I would also recommend thx and polygonal ds for folks wanting to see how to write "idiomatic Haxe" to solve familiar data structure and algorithm problems. I'd also recommend tink for folks wanting to move beyond that.

What Haxe libraries are you impressed by?

OpenFL/Lime/NME are pretty amazing. I'm also a fan of the ideas in Tink. I also have good experiences with Franco's thx and dhx libraries. Great stuff!

What problem would you like to see solved by a new or existing Haxe library?

Haxe has the capability to do some pretty amazing data/orm configuration thanks to its powerful macro functionality. I'm working on this a bit with postgrehx, but don't have anything killer yet. The Mongo driver from Matt Tuttle looks promising too.

I also think we need a solid cross-platform UI framework. It would also be great if the library provided the ability to utilize native UI where it was possible. Most mobile phone apps these days are just variations on the different UI sensibilities that exist in native Android/iPhone/etc. Most of the current crop of UI frameworks try to recreate the same UI on every platform. That's understandable, but not what most users on those platforms expect.

What is the best use of Haxe you've come across?

Some of the games have been amazing. Papers, Please was a great use of Haxe. Perhaps Haxe just lets the creativity of the author shine through.

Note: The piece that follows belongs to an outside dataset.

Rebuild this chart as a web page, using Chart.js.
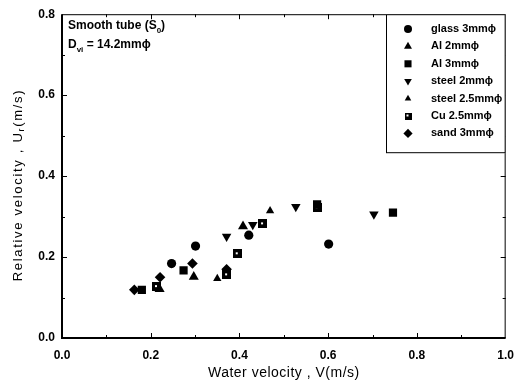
<!DOCTYPE html>
<html>
<head>
<meta charset="utf-8">
<script src="https://cdn.jsdelivr.net/npm/chart.js@4/dist/chart.umd.min.js"></script>
<style>
  html, body { margin: 0; padding: 0; background: #fff; }
  #wrap { width: 524px; height: 390px; }
</style>
</head>
<body>
<div id="wrap"><canvas id="myChart" width="524" height="390"></canvas></div>
<script>
// series values, [V, Ur]
var glass3 = [[0.247, 0.184], [0.301, 0.227], [0.421, 0.254], [0.601, 0.232]];
var al2 = [[0.220, 0.121], [0.297, 0.151], [0.408, 0.276]];
var al3 = [[0.180, 0.119], [0.274, 0.167], [0.575, 0.330], [0.746, 0.310]];
var steel2 = [[0.371, 0.251], [0.430, 0.280], [0.527, 0.324], [0.703, 0.306]];
var steel25 = [[0.350, 0.147], [0.469, 0.314]];
var cu25 = [[0.213, 0.127], [0.371, 0.156], [0.395, 0.208], [0.452, 0.282], [0.575, 0.322]];
var sand3 = [[0.163, 0.119], [0.221, 0.150], [0.294, 0.184], [0.371, 0.170]];

var labels = ['glass 3mm\u03d5', 'Al 2mm\u03d5', 'Al 3mm\u03d5', 'steel 2mm\u03d5', 'steel 2.5mm\u03d5', 'Cu 2.5mm\u03d5', 'sand 3mm\u03d5'];
var xTicks = [0, 0.2, 0.4, 0.6, 0.8, 1.0];
var yTicks = [0, 0.2, 0.4, 0.6, 0.8];

var FONT = '"Liberation Sans", Arial, Helvetica, sans-serif';

function toPts(arr) {
    return arr.map(function (p) { return {x: p[0], y: p[1]}; });
}

// square with a small white hole (Cu)
function dotSquare(side) {
    var c = document.createElement('canvas');
    c.width = side; c.height = side;
    var g = c.getContext('2d');
    g.fillStyle = '#000';
    g.fillRect(0, 0, side, side);
    g.fillStyle = '#fff';
    g.fillRect(Math.floor(side / 2) - 1, Math.floor(side / 2) - 1, 2, 2);
    return c;
}

var cuMark = dotSquare(9);
var cuLegend = dotSquare(7);

function ds(label, data, style, radius, rotation) {
    return {
        label: label,
        data: toPts(data),
        pointStyle: style,
        pointRadius: radius,
        pointHoverRadius: radius,
        rotation: rotation || 0,
        backgroundColor: '#000',
        borderColor: '#000',
        borderWidth: 0,
        showLine: false
    };
}

var datasets = [
    ds(labels[0], glass3, 'circle', 4.6),
    ds(labels[1], al2, 'triangle', 5.8),
    ds(labels[2], al3, 'rect', 5.8),
    ds(labels[3], steel2, 'triangle', 5.5, 180),
    ds(labels[4], steel25, 'triangle', 4.8),
    ds(labels[5], cu25, cuMark, 5),
    ds(labels[6], sand3, 'rectRot', 5.3)
];
var legendStyles = [
    {pointStyle: 'circle', radius: 4, rotation: 0},
    {pointStyle: 'triangle', radius: 4.6, rotation: 0},
    {pointStyle: 'rect', radius: 5, rotation: 0},
    {pointStyle: 'triangle', radius: 4.4, rotation: 180},
    {pointStyle: 'triangle', radius: 3.8, rotation: 0},
    {pointStyle: cuLegend, radius: 4, rotation: 0},
    {pointStyle: 'rectRot', radius: 4.6, rotation: 0}
];

// text with a subscript piece: parts = [[text, isSub], ...]
function subText(ctx, parts, x, y, size) {
    var cx = x;
    parts.forEach(function (p) {
        if (p[1]) {
            ctx.font = 'bold ' + Math.round(size * 0.7) + 'px ' + FONT;
            ctx.fillText(p[0], cx, y + size * 0.3);
        } else {
            ctx.font = 'bold ' + size + 'px ' + FONT;
            ctx.fillText(p[0], cx, y);
        }
        cx += ctx.measureText(p[0]).width;
    });
    return cx - x;
}

var decor = {
    id: 'decor',
    afterDraw: function (chart) {
        var ctx = chart.ctx;
        var a = chart.chartArea;
        var xs = chart.scales.x, ys = chart.scales.y;
        ctx.save();
        ctx.strokeStyle = '#000';
        ctx.fillStyle = '#000';

        // frame
        ctx.lineWidth = 1;
        ctx.strokeRect(a.left + 0.5, a.top + 0.5, a.right - a.left - 1, a.bottom - a.top - 1);
        ctx.lineWidth = 2;
        ctx.beginPath();
        ctx.moveTo(a.left, a.top);
        ctx.lineTo(a.left, a.bottom);
        ctx.lineTo(a.right, a.bottom);
        ctx.stroke();

        // inward ticks, major every 0.2, minor every 0.1
        ctx.lineWidth = 1;
        ctx.beginPath();
        for (var i = 1; i < 10; i++) {
            var v = i / 10;
            var len = (i % 2 === 0) ? 5 : 3;
            var px = Math.round(xs.getPixelForValue(v)) + 0.5;
            ctx.moveTo(px, a.bottom); ctx.lineTo(px, a.bottom - len);
            ctx.moveTo(px, a.top); ctx.lineTo(px, a.top + len);
        }
        for (var j = 1; j < 8; j++) {
            var w = j / 10;
            var l2 = (j % 2 === 0) ? 5 : 3;
            var py = Math.round(ys.getPixelForValue(w)) + 0.5;
            ctx.moveTo(a.left, py); ctx.lineTo(a.left + l2, py);
            ctx.moveTo(a.right, py); ctx.lineTo(a.right - l2, py);
        }
        ctx.stroke();

        // axis titles
        ctx.textBaseline = 'middle';
        ctx.textAlign = 'center';
        ctx.font = '14px ' + FONT;
        ctx.letterSpacing = '0.5px';
        ctx.fillText('Water velocity , V(m/s)', (a.left + a.right) / 2, 373);

        ctx.save();
        ctx.translate(18, 185);
        ctx.rotate(-Math.PI / 2);
        ctx.textAlign = 'left';
        ctx.letterSpacing = '1.7px';
        var t1 = 'Relative velocity , U', t2 = 'r', t3 = '(m/s)';
        ctx.font = '13px ' + FONT;
        var w1 = ctx.measureText(t1).width, w3 = ctx.measureText(t3).width;
        ctx.font = '9px ' + FONT;
        var w2 = ctx.measureText(t2).width;
        var sx = -(w1 + w2 + w3) / 2;
        ctx.font = '13px ' + FONT;
        ctx.fillText(t1, sx, 0);
        ctx.font = '9px ' + FONT;
        ctx.fillText(t2, sx + w1, 4);
        ctx.font = '13px ' + FONT;
        ctx.fillText(t3, sx + w1 + w2, 0);
        ctx.restore();
        ctx.letterSpacing = '0px';

        // annotation
        ctx.textAlign = 'left';
        ctx.textBaseline = 'alphabetic';
        subText(ctx, [['Smooth tube (S', false], ['0', true], [')', false]], a.left + 6, 29, 12);
        subText(ctx, [['D', false], ['vi', true], [' = 14.2mm\u03d5', false]], a.left + 6, 48, 12);

        // legend box
        var bx = 386, by = a.top, bw = a.right - bx, bh = 139;
        ctx.fillStyle = '#fff';
        ctx.fillRect(bx, by, bw, bh);
        ctx.fillStyle = '#000';
        ctx.lineWidth = 1;
        ctx.strokeRect(bx + 0.5, by + 0.5, bw - 1, bh - 1);
        ctx.textBaseline = 'middle';
        chart.data.datasets.forEach(function (d, k) {
            var ly = 29 + k * 17.4;
            var st = legendStyles[k];
            Chart.helpers.drawPoint(ctx, {pointStyle: st.pointStyle, rotation: st.rotation, radius: st.radius, borderWidth: 0}, 408, ly);
            ctx.fillStyle = '#000';
            ctx.font = 'bold 11px ' + FONT;
            ctx.fillText(d.label, 431, ly);
        });
        ctx.restore();
    }
};

var context = document.getElementById('myChart').getContext('2d');

new Chart(context, {
    type: 'scatter',
    data: {datasets: datasets},
    plugins: [decor],
    options: {
        responsive: false,
        animation: false,
        events: [],
        layout: {padding: {left: 0, top: 10, right: 9, bottom: 0}},
        plugins: {legend: {display: false}, tooltip: {enabled: false}},
        scales: {
            x: {
                type: 'linear',
                min: 0, max: 1,
                afterFit: function (s) { s.height = 52; },
                afterBuildTicks: function (s) { s.ticks = xTicks.map(function (v) { return {value: v}; }); },
                grid: {display: false, drawTicks: false},
                border: {display: false},
                ticks: {
                    color: '#000',
                    padding: 10,
                    maxRotation: 0,
                    font: {family: FONT, size: 12, weight: 'bold'},
                    callback: function (v) { return Number(v).toFixed(1); }
                }
            },
            y: {
                type: 'linear',
                min: 0, max: 0.8,
                afterFit: function (s) { s.width = 62; },
                afterBuildTicks: function (s) { s.ticks = yTicks.map(function (v) { return {value: v}; }); },
                grid: {display: false, drawTicks: false},
                border: {display: false},
                ticks: {
                    color: '#000',
                    padding: 7,
                    font: {family: FONT, size: 12, weight: 'bold'},
                    callback: function (v) { return Number(v).toFixed(1); }
                }
            }
        }
    }
});
</script>
</body>
</html>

What do you see for the future for Haxe/OpenFL?

A cross platform IDE suite for Haxe is about 75% there. We're missing good ways of refactoring, and some other common IDE utilities that rely on deep compiler integration. After that I'll be completely happy.

I also think we'll see some great test/deployment functionality. Andy Li has already done Haxe a great service by setting up a testing profile for Haxe on travis-ci.

Once we have all that, I think we will see Haxe developer working together more easily in business contexts, and a whole different side of Haxe will emerge.

Sell your wwx2014 session!

I'll be talking about promhx, a promise and functional reactive programming library for Haxe. The library provides a way of dealing with asynchronous operations with values, rather than callbacks.

There's a couple of solid benefits to this approach. The results of an asynchronous operation are separated from the operations that rely on it. This lets developers avoid binding all of the logic for a conventional asynchronous operation inside a single callback. The second benefit is an error handling mechanism that allows for flexible error management, a common pain point in asynchronous programming. Finally, a full suite of utilities and methods enable developers to reason about asynchronous workflows without getting bogged down in syntax and callback indentation.

What is the best part of wwx for you?

I get to meet all these European Haxe folks that I've known only through e-mail handles.